Thursday, 18 Apr 2024

Councilman will force NYC to disclose job creation if de Blasio won’t

If Mayor de Blasio wants to pat himself on the back for creating good jobs, he better be ready to prove they exist.

Bronx Councilman Ritchie Torres told The Post he’ll introduce legislation forcing the city to regularly track and publicly disclose who’s benefiting from taxpayer-funded, job-creation programs unless the de Blasio administration sets the record straight on its $1.35 billion “New York Works” initiative.

Launched in June 2017, the program is supposed to create 100,000 jobs paying at least $50,000 yearly by 2027.

However, city officials concede they’ve poured $300 million into the program in nearly two years and only have 3,033 jobs to show for it. And they won’t say which companies scored the jobs or whether New Yorkers who need them the most are the one’s benefiting.

The lack of information has Torres concerned the program is producing jobs at an even slower pace than the city says it is.

“There’s no reason to suspect that the numbers are real,” said Torres, who chairs the Council’s Oversight and Investigations Committee.

“Projected jobs don’t put food on the table, and they don’t pay rent.”

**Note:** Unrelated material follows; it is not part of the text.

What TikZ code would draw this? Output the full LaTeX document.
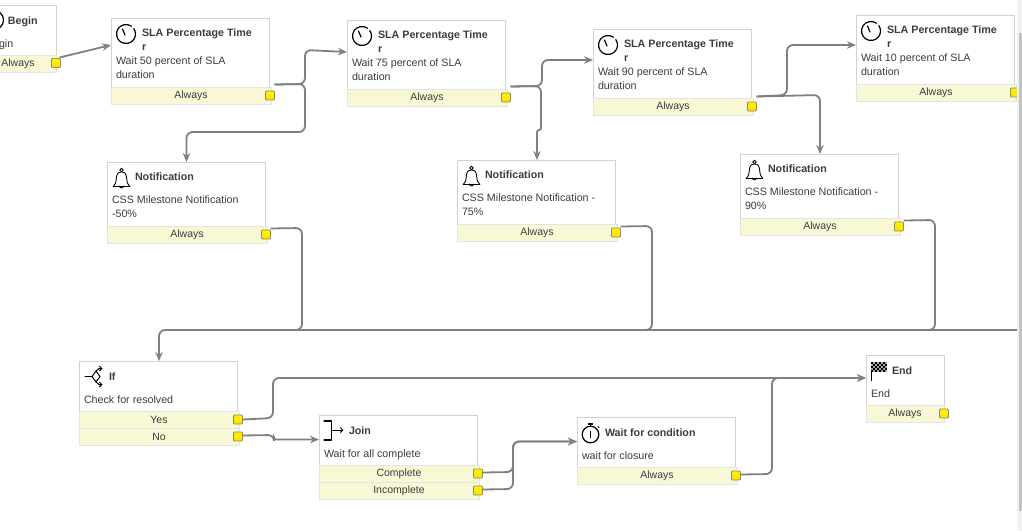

The drama began during a Council hearing last month when James Patchett, president of the city’s Economic Development Corp., testified that the EDC-run program projects 19,000 jobs would be filled through $300 million spent on job training and infrastructure upgrades for companies that relocate or expand in the Big Apple.

However, when pressed further by Torres, Patchett conceded that roughly only 3,000 are actual jobs that are filled and the remaining 16,000 are mere projections.

Patchett also conceded under oath that he was unaware how many jobs went to low-income New Yorkers and that his agency isn’t tracking whether people landing the work actually live in the city.

Torres said EDC should be required to provide the public quick, easy access to information about any job it takes credit for creating.

But EDC and the Mayor’s Office have refused repeated requests by The Post to provide a detailed accounting of which businesses have beneftted through New York Works.

Instead, they provided the newspaper a vague spreadsheet showing 1,740 – or more than half – of the 3,033 jobs are based in at Brooklyn Navy Yard.

Much of the city-owned industrial park’s growth has come following the November 2017 opening of its massive “Building 77” complex that houses over a million square feet of light manufacturing businesses like food- and video-production companies.

EDC accounts for another 143 jobs at Brooklyn Army Terminal’s industrial park and 88 others at South Street Seaport in Lower Manhattan, both of which are city-owned.

However, the agency won’t even provide the locations for the remaining 1,062 jobs.

Instead, the document only claims these jobs were created through various city-funded initiatives, including 225 via the city’s “Tech Talent Pipeline” training program aimed at getting college students work in the tech industry, and 254 through another training program called “ApprenticeNYC.”

When asked why the city won’t provide more details about New York Works, the Mayor’s Office said such data gets reported annually and that a “full progress report” would be “shared” in June.

“I get you want it faster, but we do it,” said de Blasio spokesman Eric Phillips.